[Data items]
------------------------
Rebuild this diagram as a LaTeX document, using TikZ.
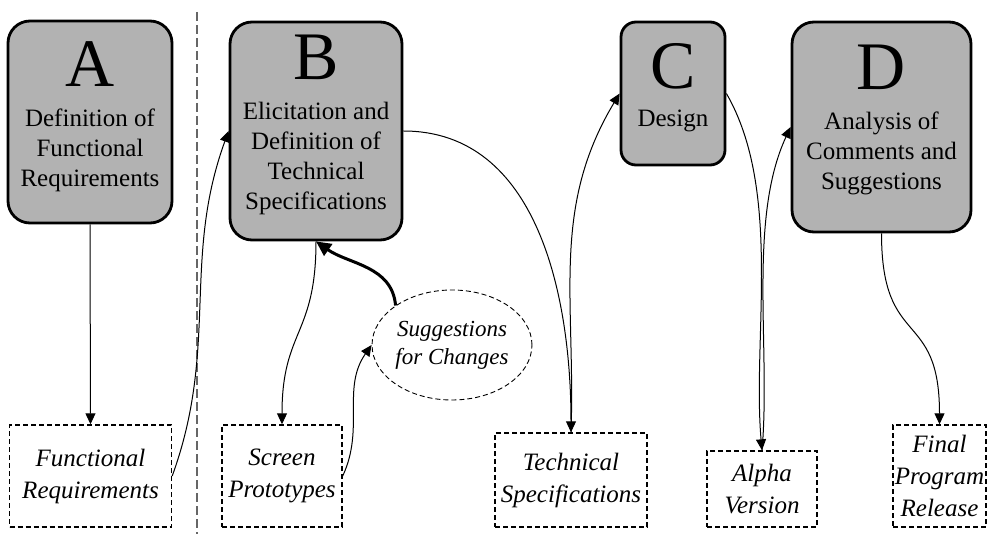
\documentclass[tikz,border=0pt]{standalone}
\usepackage{fontspec}
\setmainfont{Liberation Serif}
\usetikzlibrary{positioning,arrows.meta,shapes.geometric}

\tikzset{
  stage/.style={draw, line width=2.8pt, fill=black!30, rounded corners=22pt},
  stageletter/.style={anchor=base, inner sep=0pt, font=\fontsize{68}{68}\selectfont},
  stagetext/.style={anchor=base, inner sep=0pt, align=center, font=\fontsize{25}{30}\selectfont},
  product/.style={draw, dash pattern=on 5pt off 3pt, line width=1.4pt, inner sep=0pt, align=center, font=\fontsize{25}{32}\selectfont\itshape},
  remark/.style={ellipse, draw, dash pattern=on 5pt off 3pt, line width=0.9pt, minimum width=152pt, minimum height=110pt, inner sep=0pt, align=center, font=\fontsize{23}{28}\selectfont\itshape},
  flow/.style={->, line width=1pt},
  feedback/.style={-{Triangle[length=15pt,width=14pt]}, line width=3pt},
}

\begin{document}
\begin{tikzpicture}[x=1pt, y=1pt, >={Triangle[length=11pt,width=10pt]}]
\useasboundingbox (0,0) rectangle (987,-534);

% separation line
\coordinate (septop) at (197,-12);
\coordinate (sepbot) at (197,-534);
\draw[black!60, line width=1.5pt, dash pattern=on 9pt off 4pt] (septop) -- (sepbot);

% stages
\node[stage, minimum width=164pt, minimum height=202pt] (A) at (90,-122) {};
\node[stage, minimum width=172pt, minimum height=218pt] (B) at (316,-131) {};
\node[stage, minimum width=104pt, minimum height=143pt, rounded corners=15pt] (C) at (673,-93.5) {};
\node[stage, minimum width=179pt, minimum height=210pt] (D) at (881.5,-127) {};

% letters and names (base = last line)
\node[stageletter] (Aid) at (90,-87) {A};
\node[stagetext] (Adesc) at (90,-187) {Definition of\\Functional\\Requirements};
\node[stageletter] (Bid) at (316,-80) {B};
\node[stagetext] (Bdesc) at (316,-210) {Elicitation and\\Definition of\\Technical\\Specifications};
\node[stageletter] (Cid) at (673,-89) {C};
\node[stagetext] (Cdesc) at (673,-127) {Design};
\node[stageletter] (Did) at (881.5,-90) {D};
\node[stagetext] (Ddesc) at (881.5,-190) {Analysis of\\Comments and\\Suggestions};

% products
\node[product, minimum width=162pt, minimum height=102pt] (FR) at (90.5,-476) {Functional\\Requirements};
\node[product, minimum width=120pt, minimum height=102pt] (SP) at (282,-476) {Screen\\Prototypes};
\node[product, minimum width=152pt, minimum height=94pt] (TS) at (571,-480) {Technical\\Specifications};
\node[product, minimum width=110pt, minimum height=76pt] (AV) at (762,-489) {Alpha\\Version};
\node[product, minimum width=93pt, minimum height=102pt] (FPR) at (939.5,-476) {Final\\Program\\Release};

\node[remark] (SC) at (452,-345) {Suggestions\\for Changes};

% flows
\draw[flow] (A.south) -- (FR.north);
\draw[flow] (FR.east) to[out=70, in=250] (B.west);
\draw[flow] (B.south) to[out=-90, in=90, looseness=1.3] (SP.north);
\draw[flow] (SP.east) to[out=65, in=235] (SC.west);
\draw[feedback] (SC.145) to[out=95, in=-35] (B.south);
\draw[flow] (B.east) to[out=0, in=90] (TS.north);
\draw[flow] (TS.north) to[out=88, in=239] (C.west);
\draw[flow] (C.east) to[out=-60, in=95, looseness=0.8] (AV.north);
\draw[flow] (AV.north) to[out=85, in=245, looseness=0.8] (D.west);
\draw[flow] (D.south) to[out=-90, in=90, looseness=1.5] (FPR.north);

\end{tikzpicture}
\end{document}
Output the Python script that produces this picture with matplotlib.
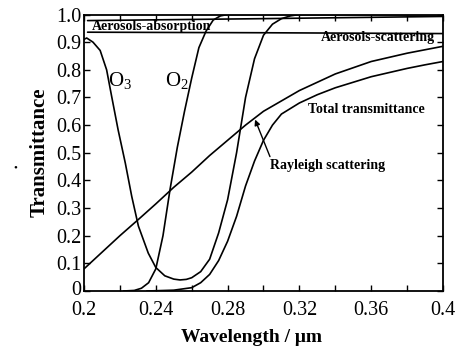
import matplotlib
matplotlib.use("Agg")
import matplotlib.pyplot as plt
import matplotlib.transforms as mtransforms
import numpy as np

# ---- data ----
abs_x = [0.202, 0.30, 0.40]
abs_y = [0.978, 0.985, 0.993]

sca_x = [0.202, 0.30, 0.40]
sca_y = [0.936, 0.934, 0.931]

o3_x = [0.200, 0.2015, 0.205, 0.209, 0.2126, 0.2154, 0.219, 0.223, 0.2266, 0.2303,
        0.2358, 0.240, 0.245, 0.250, 0.2535, 0.257, 0.260, 0.265, 0.270, 0.275,
        0.280, 0.285, 0.290, 0.295, 0.300, 0.305, 0.310, 0.315, 0.320, 0.400]
o3_y = [0.910, 0.915, 0.900, 0.870, 0.800, 0.704, 0.583, 0.463, 0.342, 0.235,
        0.137, 0.085, 0.055, 0.043, 0.040, 0.042, 0.048, 0.070, 0.115, 0.210,
        0.330, 0.500, 0.700, 0.840, 0.925, 0.965, 0.985, 0.995, 1.000, 1.000]

o2_x = [0.222, 0.228, 0.232, 0.236, 0.240, 0.244, 0.248, 0.252, 0.256, 0.260,
        0.264, 0.268, 0.272, 0.276, 0.280, 0.400]
o2_y = [0.000, 0.002, 0.010, 0.030, 0.080, 0.200, 0.370, 0.520, 0.650, 0.770,
        0.880, 0.940, 0.980, 0.995, 1.000, 1.000]

ray_x = [0.200, 0.210, 0.220, 0.230, 0.240, 0.250, 0.260, 0.270, 0.280, 0.290,
         0.300, 0.320, 0.340, 0.360, 0.380, 0.400]
ray_y = [0.080, 0.140, 0.200, 0.257, 0.315, 0.375, 0.430, 0.490, 0.545, 0.600,
         0.650, 0.725, 0.785, 0.830, 0.860, 0.885]

tot_x = [0.235, 0.250, 0.260, 0.265, 0.270, 0.275, 0.280, 0.285, 0.290, 0.295,
         0.300, 0.305, 0.310, 0.320, 0.330, 0.340, 0.350, 0.360, 0.370, 0.380,
         0.390, 0.400]
tot_y = [0.000, 0.003, 0.012, 0.030, 0.060, 0.110, 0.180, 0.270, 0.380, 0.470,
         0.545, 0.600, 0.640, 0.680, 0.710, 0.735, 0.755, 0.775, 0.790, 0.805,
         0.818, 0.830]

xticks = [0.2, 0.24, 0.28, 0.32, 0.36, 0.4]
xticklabels = ["0.2", "0.24", "0.28", "0.32", "0.36", "0.4"]
yticks = [0, 0.1, 0.2, 0.3, 0.4, 0.5, 0.6, 0.7, 0.8, 0.9, 1.0]
yticklabels = ["0", "0.1", "0.2", "0.3", "0.4", "0.5", "0.6", "0.7", "0.8", "0.9", "1.0"]

serif = ["Liberation Serif", "DejaVu Serif"]
plt.rcParams["font.family"] = serif
plt.rcParams["mathtext.fontset"] = "custom"
plt.rcParams["mathtext.rm"] = "Liberation Serif"

fig = plt.figure(figsize=(4.57, 3.52), dpi=100)
ax = fig.add_axes([84/457, 1-291/352, (443-84)/457, (291-14.5)/352])

lw = 1.2
for xs, ys in [(abs_x, abs_y), (sca_x, sca_y), (o3_x, o3_y), (o2_x, o2_y),
               (ray_x, ray_y), (tot_x, tot_y)]:
    ax.plot(xs, ys, color="black", lw=lw, solid_capstyle="round")

ax.set_xlim(0.2, 0.4)
ax.set_ylim(0, 1.0)
ax.set_xticks(xticks)
ax.set_xticklabels(xticklabels)
ax.set_xticks(np.arange(0.2, 0.4001, 0.02), minor=True)
ax.set_yticks(yticks)
ax.set_yticklabels(yticklabels)
ax.tick_params(which="both", direction="in", top=True, right=True,
               length=4, width=1.0, labelsize=14.5)
ax.tick_params(axis="x", pad=7)
ax.tick_params(axis="y", pad=2)
ax.tick_params(which="minor", length=4)
for s in ax.spines.values():
    s.set_linewidth(1.3)

# lift the "0" label a touch so it does not collide with "0.2"
lbl0 = ax.get_yticklabels()[0]
lbl0.set_transform(lbl0.get_transform() +
                   mtransforms.ScaledTranslation(0, 3/100, fig.dpi_scale_trans))

tkw = dict(fontsize=10, fontweight="bold", color="black")
ax.text(0.2045, 0.955, "Aerosols-absorption", ha="left", va="center", **tkw)
ax.text(0.3955, 0.917, "Aerosols-scattering", ha="right", va="center", **tkw)
ax.text(0.3248, 0.656, "Total transmittance", ha="left", va="center", **tkw)
ax.text(0.3036, 0.453, "Rayleigh scattering", ha="left", va="center", **tkw)
ax.annotate("", xy=(0.2953, 0.62), xytext=(0.3036, 0.486),
            arrowprops=dict(arrowstyle="-|>", color="black", lw=1.0,
                            mutation_scale=8, shrinkA=0, shrinkB=0))

ax.text(0.2135, 0.757, r"O$_3$", fontsize=15, ha="left", va="center")
ax.text(0.2450, 0.757, r"O$_2$", fontsize=15, ha="left", va="center")

fig.text(251/457, 1-338/352, "Wavelength / μm", ha="center", va="center",
         fontsize=14, fontweight="bold")
fig.text(40/457, 1-152/352, "Transmittance", ha="center", va="center",
         rotation=90, fontsize=15, fontweight="bold")
fig.text(15/457, 1-168/352, "•", ha="center", va="center", fontsize=8)

fig.savefig("out.png", dpi=100)
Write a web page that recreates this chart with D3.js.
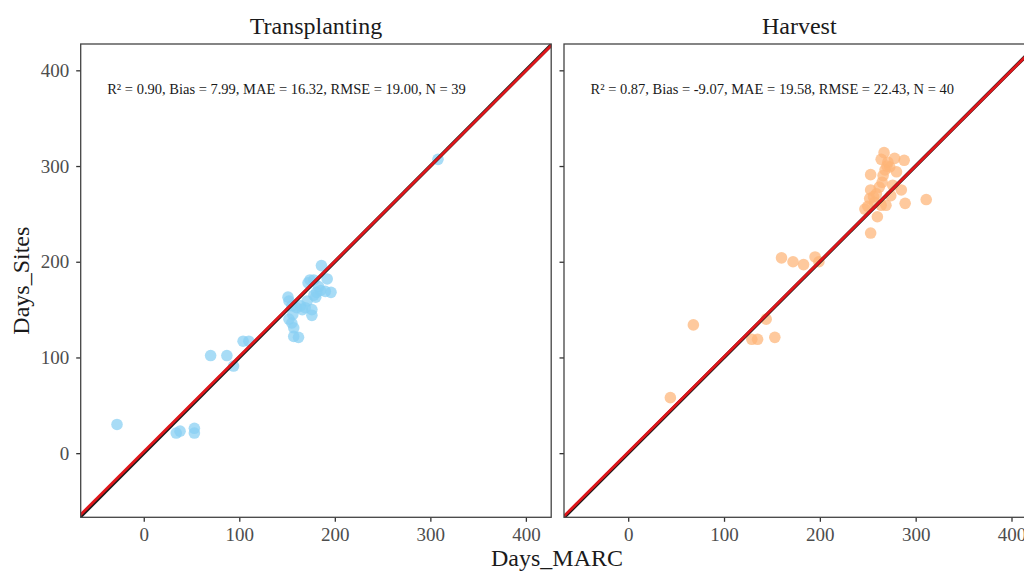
------------------------
Set down exactly the lines above, from the line containing "Output the Python" through the line containing "sca_y = [0.936, 0.934, 0.931]". Skip the pictures.

Problem solution:
Output the Python script that produces this picture with matplotlib.
import matplotlib
matplotlib.use("Agg")
import matplotlib.pyplot as plt
import matplotlib.transforms as mtransforms
import numpy as np

# ---- data ----
abs_x = [0.202, 0.30, 0.40]
abs_y = [0.978, 0.985, 0.993]

sca_x = [0.202, 0.30, 0.40]
sca_y = [0.936, 0.934, 0.931]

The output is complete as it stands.